## DATASET EXCERPT
· · ·
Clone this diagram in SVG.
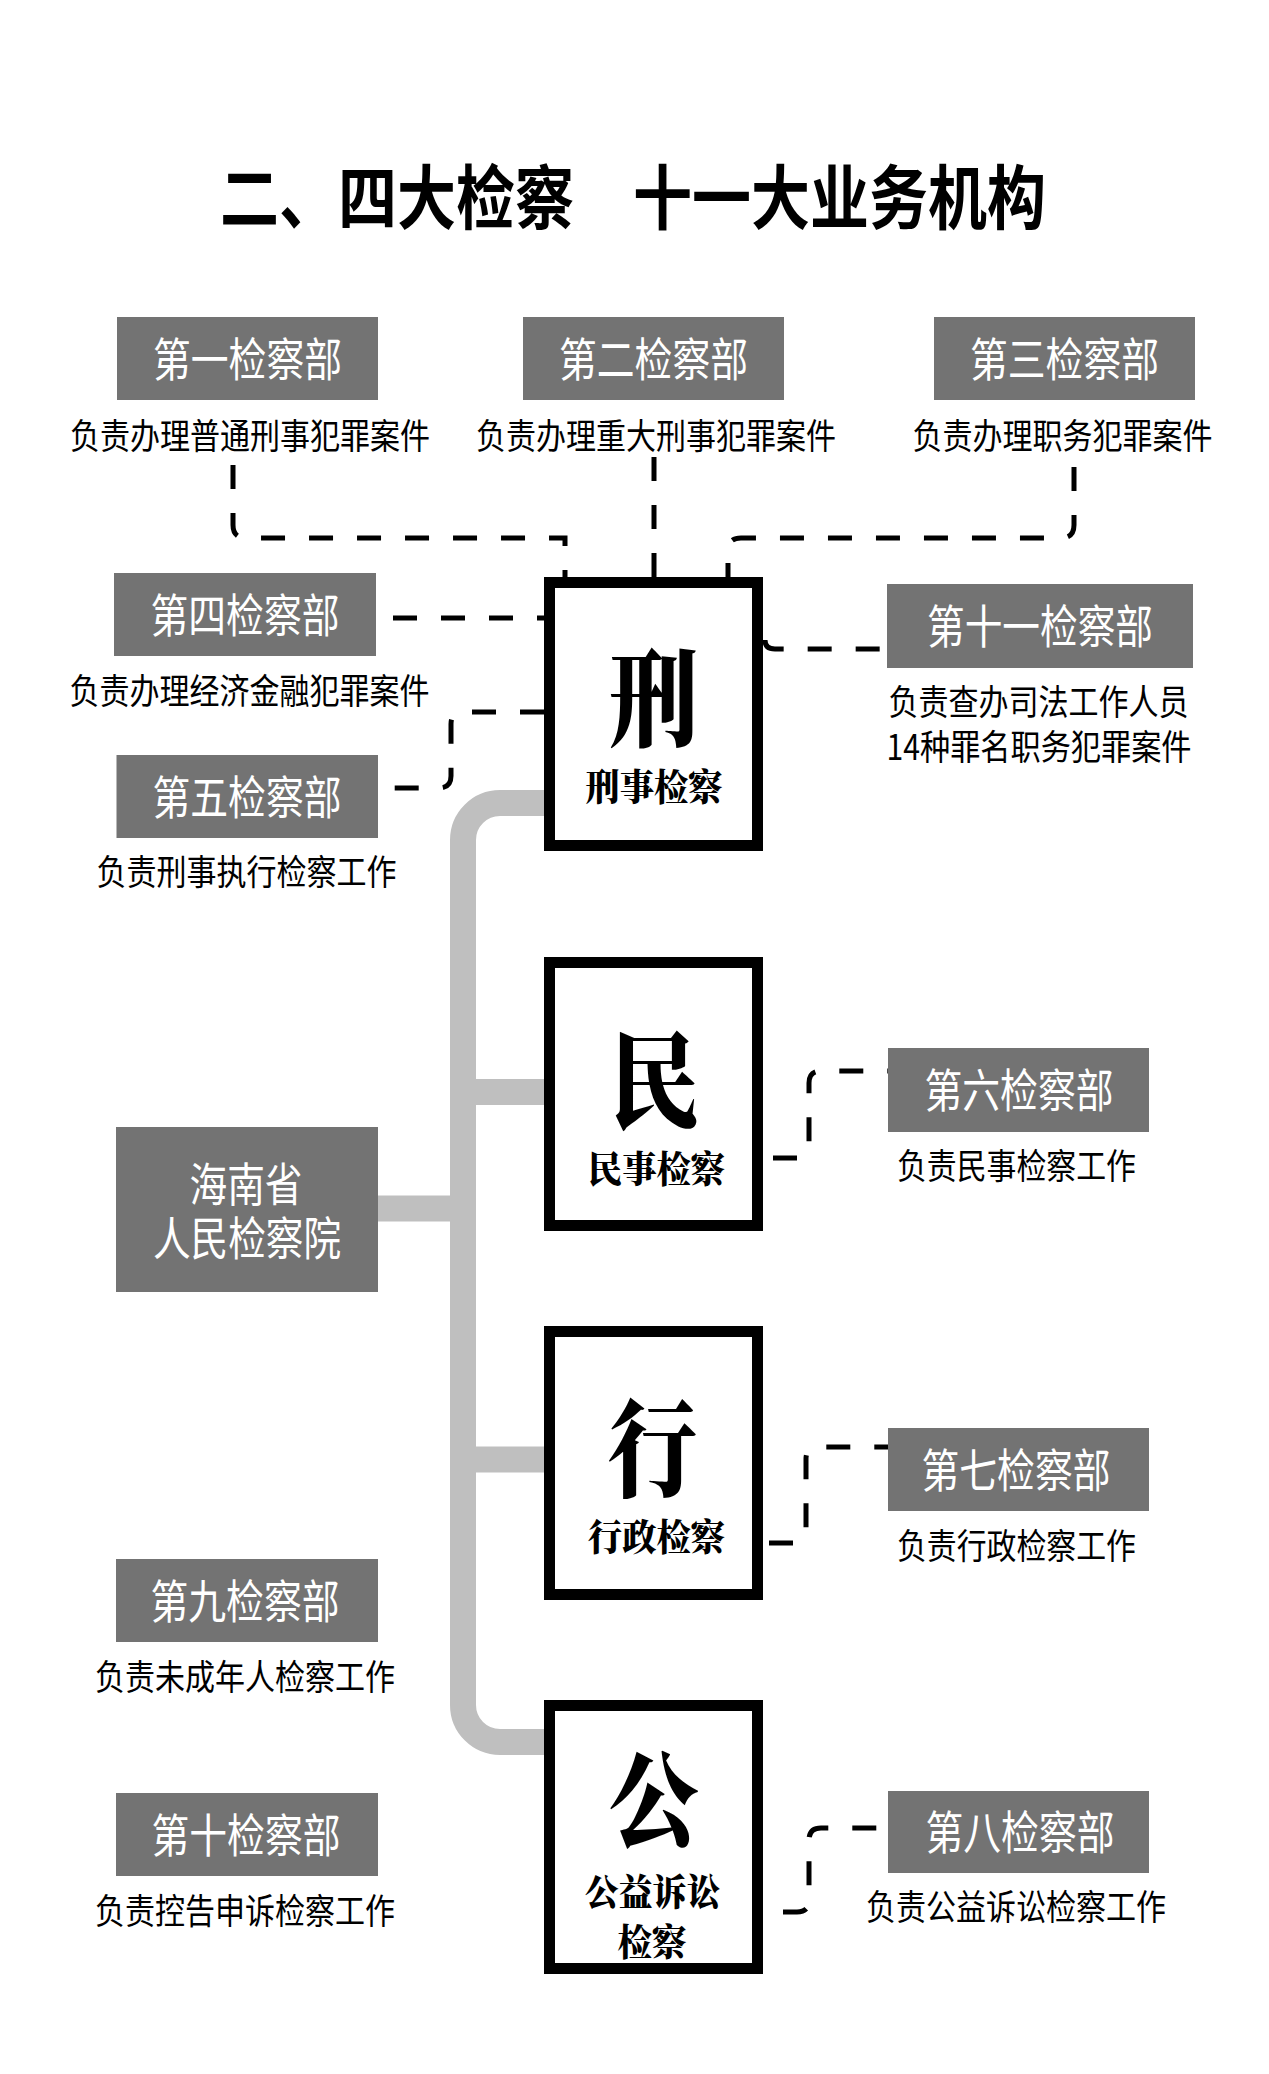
<svg xmlns="http://www.w3.org/2000/svg" width="1269" height="2074" viewBox="0 0 1269 2074">
<style>
text{font-family:"Noto Sans CJK SC","Noto Sans",sans-serif;text-anchor:middle;dominant-baseline:central}
.title{font-size:70px;font-weight:700;fill:#000}
.lbl{font-size:46px;font-weight:400;fill:#fff}
.desc{font-size:35px;font-weight:400;fill:#000}
.big{font-family:"Noto Serif CJK SC","Noto Sans CJK SC",serif;font-size:106px;font-weight:900;fill:#000}
.sub{font-family:"Noto Serif CJK SC","Noto Sans CJK SC",serif;font-size:37px;font-weight:900;fill:#000}
.gbox{fill:#737373}
.mbox{fill:#fff;stroke:#000;stroke-width:11}
.dash{fill:none;stroke:#000;stroke-width:5;stroke-dasharray:24 24}
.trunk{fill:none;stroke:#bfbfbf;stroke-width:26}
</style>
<rect width="1269" height="2074" fill="#fff"/>
<text class="title" x="633" y="193.5" textLength="826" lengthAdjust="spacingAndGlyphs">二、四大检察　十一大业务机构</text>

<g id="connectors">
<path class="trunk" d="M544,803 H500 A37,37 0 0 0 463,840 V1705 A37,37 0 0 0 500,1742 H544"/>
<path class="trunk" d="M378,1208.5 H464"/>
<path class="trunk" d="M464,1092 H544"/>
<path class="trunk" d="M464,1459.5 H544"/>
<path class="dash" d="M233,465 V525 Q233,538 246,538 H565 V577"/>
<path class="dash" d="M654,457 V577"/>
<path class="dash" d="M1074,467 V525 Q1074,538 1061,538 H741 Q728,538 728,551 V577"/>
<path class="dash" d="M393,618 H544"/>
<path class="dash" d="M544,712 H463 Q451,712 451,724 V776 Q451,788 439,788 H380"/>
<path class="dash" d="M765,640 Q765,649 775,649 H887"/>
<path class="dash" d="M773,1158 H797 Q809,1158 809,1146 V1083 Q809,1071 821,1071 H888"/>
<path class="dash" d="M769,1543 H794 Q806,1543 806,1531 V1459 Q806,1447 818,1447 H888"/>
<path class="dash" d="M783,1912 H797 Q809,1912 809,1900 V1840 Q809,1828 821,1828 H888"/>
</g>

<g id="dept1"><rect class="gbox" x="117" y="317" width="261" height="83"/><text class="lbl" x="247.5" y="355.5" textLength="189" lengthAdjust="spacingAndGlyphs">第一检察部</text><text class="desc" x="250" y="433" textLength="360" lengthAdjust="spacingAndGlyphs">负责办理普通刑事犯罪案件</text></g>
<g id="dept2"><rect class="gbox" x="523" y="317" width="261" height="83"/><text class="lbl" x="653.5" y="355.5" textLength="189" lengthAdjust="spacingAndGlyphs">第二检察部</text><text class="desc" x="656" y="433" textLength="360" lengthAdjust="spacingAndGlyphs">负责办理重大刑事犯罪案件</text></g>
<g id="dept3"><rect class="gbox" x="934" y="317" width="261" height="83"/><text class="lbl" x="1064.5" y="355.5" textLength="189" lengthAdjust="spacingAndGlyphs">第三检察部</text><text class="desc" x="1062.5" y="433" textLength="300" lengthAdjust="spacingAndGlyphs">负责办理职务犯罪案件</text></g>
<g id="dept4"><rect class="gbox" x="114" y="573" width="262" height="83"/><text class="lbl" x="245" y="611.5" textLength="189" lengthAdjust="spacingAndGlyphs">第四检察部</text><text class="desc" x="249.5" y="688" textLength="360" lengthAdjust="spacingAndGlyphs">负责办理经济金融犯罪案件</text></g>
<g id="dept5"><rect class="gbox" x="116.5" y="755" width="261.5" height="83"/><text class="lbl" x="247" y="793.5" textLength="189" lengthAdjust="spacingAndGlyphs">第五检察部</text><text class="desc" x="246.5" y="869.5" textLength="300" lengthAdjust="spacingAndGlyphs">负责刑事执行检察工作</text></g>
<g id="dept11"><rect class="gbox" x="887" y="584" width="306" height="84"/><text class="lbl" x="1040" y="623" textLength="226" lengthAdjust="spacingAndGlyphs">第十一检察部</text><text class="desc" x="1038.5" y="699.5" textLength="300" lengthAdjust="spacingAndGlyphs">负责查办司法工作人员</text><text class="desc" x="1039" y="744.5" textLength="305" lengthAdjust="spacingAndGlyphs">14种罪名职务犯罪案件</text></g>
<g id="dept6"><rect class="gbox" x="888" y="1048" width="261" height="84"/><text class="lbl" x="1019" y="1087" textLength="189" lengthAdjust="spacingAndGlyphs">第六检察部</text><text class="desc" x="1016.5" y="1163" textLength="239" lengthAdjust="spacingAndGlyphs">负责民事检察工作</text></g>
<g id="dept7"><rect class="gbox" x="888" y="1428" width="261" height="83"/><text class="lbl" x="1016" y="1466.5" textLength="189" lengthAdjust="spacingAndGlyphs">第七检察部</text><text class="desc" x="1016.5" y="1543" textLength="239" lengthAdjust="spacingAndGlyphs">负责行政检察工作</text></g>
<g id="dept8"><rect class="gbox" x="888" y="1791" width="261" height="82"/><text class="lbl" x="1020" y="1829" textLength="189" lengthAdjust="spacingAndGlyphs">第八检察部</text><text class="desc" x="1016" y="1904.5" textLength="300" lengthAdjust="spacingAndGlyphs">负责公益诉讼检察工作</text></g>
<g id="dept9"><rect class="gbox" x="116" y="1559" width="262" height="83"/><text class="lbl" x="245" y="1597.5" textLength="189" lengthAdjust="spacingAndGlyphs">第九检察部</text><text class="desc" x="245" y="1674.5" textLength="300" lengthAdjust="spacingAndGlyphs">负责未成年人检察工作</text></g>
<g id="dept10"><rect class="gbox" x="116" y="1793" width="262" height="83"/><text class="lbl" x="246" y="1831.5" textLength="189" lengthAdjust="spacingAndGlyphs">第十检察部</text><text class="desc" x="245" y="1908" textLength="300" lengthAdjust="spacingAndGlyphs">负责控告申诉检察工作</text></g>
<g id="hainan"><rect class="gbox" x="116" y="1127" width="262" height="165"/><text class="lbl" x="246" y="1180.5" textLength="113" lengthAdjust="spacingAndGlyphs">海南省</text><text class="lbl" x="247" y="1234.5" textLength="188" lengthAdjust="spacingAndGlyphs">人民检察院</text></g>

<g id="xing"><rect class="mbox" x="549.5" y="582.5" width="208" height="263"/><text class="big" x="654" y="691.5" textLength="90" lengthAdjust="spacingAndGlyphs">刑</text><text class="sub" x="654" y="785" textLength="137" lengthAdjust="spacingAndGlyphs">刑事检察</text></g>
<g id="min"><rect class="mbox" x="549.5" y="962.5" width="208" height="263"/><text class="big" x="655" y="1073.5" textLength="90" lengthAdjust="spacingAndGlyphs">民</text><text class="sub" x="656.5" y="1166.5" textLength="137" lengthAdjust="spacingAndGlyphs">民事检察</text></g>
<g id="xingzheng"><rect class="mbox" x="549.5" y="1331.5" width="208" height="263"/><text class="big" x="653" y="1441.5" textLength="90" lengthAdjust="spacingAndGlyphs">行</text><text class="sub" x="656.5" y="1534.5" textLength="137" lengthAdjust="spacingAndGlyphs">行政检察</text></g>
<g id="gong"><rect class="mbox" x="549.5" y="1705.5" width="208" height="263"/><text class="big" x="654" y="1792.5" textLength="90" lengthAdjust="spacingAndGlyphs">公</text><text class="sub" x="652.5" y="1890" textLength="135" lengthAdjust="spacingAndGlyphs">公益诉讼</text><text class="sub" x="652" y="1940" textLength="69" lengthAdjust="spacingAndGlyphs">检察</text></g>
</svg>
· · ·
## THE TASK
All the lines above are to be reproduced exactly, except the pictures.

## EXERCISE RESPONSE
Clone this diagram in SVG.
<svg xmlns="http://www.w3.org/2000/svg" width="1269" height="2074" viewBox="0 0 1269 2074">
<style>
text{font-family:"Noto Sans CJK SC","Noto Sans",sans-serif;text-anchor:middle;dominant-baseline:central}
.title{font-size:70px;font-weight:700;fill:#000}
.lbl{font-size:46px;font-weight:400;fill:#fff}
.desc{font-size:35px;font-weight:400;fill:#000}
.big{font-family:"Noto Serif CJK SC","Noto Sans CJK SC",serif;font-size:106px;font-weight:900;fill:#000}
.sub{font-family:"Noto Serif CJK SC","Noto Sans CJK SC",serif;font-size:37px;font-weight:900;fill:#000}
.gbox{fill:#737373}
.mbox{fill:#fff;stroke:#000;stroke-width:11}
.dash{fill:none;stroke:#000;stroke-width:5;stroke-dasharray:24 24}
.trunk{fill:none;stroke:#bfbfbf;stroke-width:26}
</style>
<rect width="1269" height="2074" fill="#fff"/>
<text class="title" x="633" y="193.5" textLength="826" lengthAdjust="spacingAndGlyphs">二、四大检察　十一大业务机构</text>

<g id="connectors">
<path class="trunk" d="M544,803 H500 A37,37 0 0 0 463,840 V1705 A37,37 0 0 0 500,1742 H544"/>
<path class="trunk" d="M378,1208.5 H464"/>
<path class="trunk" d="M464,1092 H544"/>
<path class="trunk" d="M464,1459.5 H544"/>
<path class="dash" d="M233,465 V525 Q233,538 246,538 H565 V577"/>
<path class="dash" d="M654,457 V577"/>
<path class="dash" d="M1074,467 V525 Q1074,538 1061,538 H741 Q728,538 728,551 V577"/>
<path class="dash" d="M393,618 H544"/>
<path class="dash" d="M544,712 H463 Q451,712 451,724 V776 Q451,788 439,788 H380"/>
<path class="dash" d="M765,640 Q765,649 775,649 H887"/>
<path class="dash" d="M773,1158 H797 Q809,1158 809,1146 V1083 Q809,1071 821,1071 H888"/>
<path class="dash" d="M769,1543 H794 Q806,1543 806,1531 V1459 Q806,1447 818,1447 H888"/>
<path class="dash" d="M783,1912 H797 Q809,1912 809,1900 V1840 Q809,1828 821,1828 H888"/>
</g>

<g id="dept1"><rect class="gbox" x="117" y="317" width="261" height="83"/><text class="lbl" x="247.5" y="355.5" textLength="189" lengthAdjust="spacingAndGlyphs">第一检察部</text><text class="desc" x="250" y="433" textLength="360" lengthAdjust="spacingAndGlyphs">负责办理普通刑事犯罪案件</text></g>
<g id="dept2"><rect class="gbox" x="523" y="317" width="261" height="83"/><text class="lbl" x="653.5" y="355.5" textLength="189" lengthAdjust="spacingAndGlyphs">第二检察部</text><text class="desc" x="656" y="433" textLength="360" lengthAdjust="spacingAndGlyphs">负责办理重大刑事犯罪案件</text></g>
<g id="dept3"><rect class="gbox" x="934" y="317" width="261" height="83"/><text class="lbl" x="1064.5" y="355.5" textLength="189" lengthAdjust="spacingAndGlyphs">第三检察部</text><text class="desc" x="1062.5" y="433" textLength="300" lengthAdjust="spacingAndGlyphs">负责办理职务犯罪案件</text></g>
<g id="dept4"><rect class="gbox" x="114" y="573" width="262" height="83"/><text class="lbl" x="245" y="611.5" textLength="189" lengthAdjust="spacingAndGlyphs">第四检察部</text><text class="desc" x="249.5" y="688" textLength="360" lengthAdjust="spacingAndGlyphs">负责办理经济金融犯罪案件</text></g>
<g id="dept5"><rect class="gbox" x="116.5" y="755" width="261.5" height="83"/><text class="lbl" x="247" y="793.5" textLength="189" lengthAdjust="spacingAndGlyphs">第五检察部</text><text class="desc" x="246.5" y="869.5" textLength="300" lengthAdjust="spacingAndGlyphs">负责刑事执行检察工作</text></g>
<g id="dept11"><rect class="gbox" x="887" y="584" width="306" height="84"/><text class="lbl" x="1040" y="623" textLength="226" lengthAdjust="spacingAndGlyphs">第十一检察部</text><text class="desc" x="1038.5" y="699.5" textLength="300" lengthAdjust="spacingAndGlyphs">负责查办司法工作人员</text><text class="desc" x="1039" y="744.5" textLength="305" lengthAdjust="spacingAndGlyphs">14种罪名职务犯罪案件</text></g>
<g id="dept6"><rect class="gbox" x="888" y="1048" width="261" height="84"/><text class="lbl" x="1019" y="1087" textLength="189" lengthAdjust="spacingAndGlyphs">第六检察部</text><text class="desc" x="1016.5" y="1163" textLength="239" lengthAdjust="spacingAndGlyphs">负责民事检察工作</text></g>
<g id="dept7"><rect class="gbox" x="888" y="1428" width="261" height="83"/><text class="lbl" x="1016" y="1466.5" textLength="189" lengthAdjust="spacingAndGlyphs">第七检察部</text><text class="desc" x="1016.5" y="1543" textLength="239" lengthAdjust="spacingAndGlyphs">负责行政检察工作</text></g>
<g id="dept8"><rect class="gbox" x="888" y="1791" width="261" height="82"/><text class="lbl" x="1020" y="1829" textLength="189" lengthAdjust="spacingAndGlyphs">第八检察部</text><text class="desc" x="1016" y="1904.5" textLength="300" lengthAdjust="spacingAndGlyphs">负责公益诉讼检察工作</text></g>
<g id="dept9"><rect class="gbox" x="116" y="1559" width="262" height="83"/><text class="lbl" x="245" y="1597.5" textLength="189" lengthAdjust="spacingAndGlyphs">第九检察部</text><text class="desc" x="245" y="1674.5" textLength="300" lengthAdjust="spacingAndGlyphs">负责未成年人检察工作</text></g>
<g id="dept10"><rect class="gbox" x="116" y="1793" width="262" height="83"/><text class="lbl" x="246" y="1831.5" textLength="189" lengthAdjust="spacingAndGlyphs">第十检察部</text><text class="desc" x="245" y="1908" textLength="300" lengthAdjust="spacingAndGlyphs">负责控告申诉检察工作</text></g>
<g id="hainan"><rect class="gbox" x="116" y="1127" width="262" height="165"/><text class="lbl" x="246" y="1180.5" textLength="113" lengthAdjust="spacingAndGlyphs">海南省</text><text class="lbl" x="247" y="1234.5" textLength="188" lengthAdjust="spacingAndGlyphs">人民检察院</text></g>

<g id="xing"><rect class="mbox" x="549.5" y="582.5" width="208" height="263"/><text class="big" x="654" y="691.5" textLength="90" lengthAdjust="spacingAndGlyphs">刑</text><text class="sub" x="654" y="785" textLength="137" lengthAdjust="spacingAndGlyphs">刑事检察</text></g>
<g id="min"><rect class="mbox" x="549.5" y="962.5" width="208" height="263"/><text class="big" x="655" y="1073.5" textLength="90" lengthAdjust="spacingAndGlyphs">民</text><text class="sub" x="656.5" y="1166.5" textLength="137" lengthAdjust="spacingAndGlyphs">民事检察</text></g>
<g id="xingzheng"><rect class="mbox" x="549.5" y="1331.5" width="208" height="263"/><text class="big" x="653" y="1441.5" textLength="90" lengthAdjust="spacingAndGlyphs">行</text><text class="sub" x="656.5" y="1534.5" textLength="137" lengthAdjust="spacingAndGlyphs">行政检察</text></g>
<g id="gong"><rect class="mbox" x="549.5" y="1705.5" width="208" height="263"/><text class="big" x="654" y="1792.5" textLength="90" lengthAdjust="spacingAndGlyphs">公</text><text class="sub" x="652.5" y="1890" textLength="135" lengthAdjust="spacingAndGlyphs">公益诉讼</text><text class="sub" x="652" y="1940" textLength="69" lengthAdjust="spacingAndGlyphs">检察</text></g>
</svg>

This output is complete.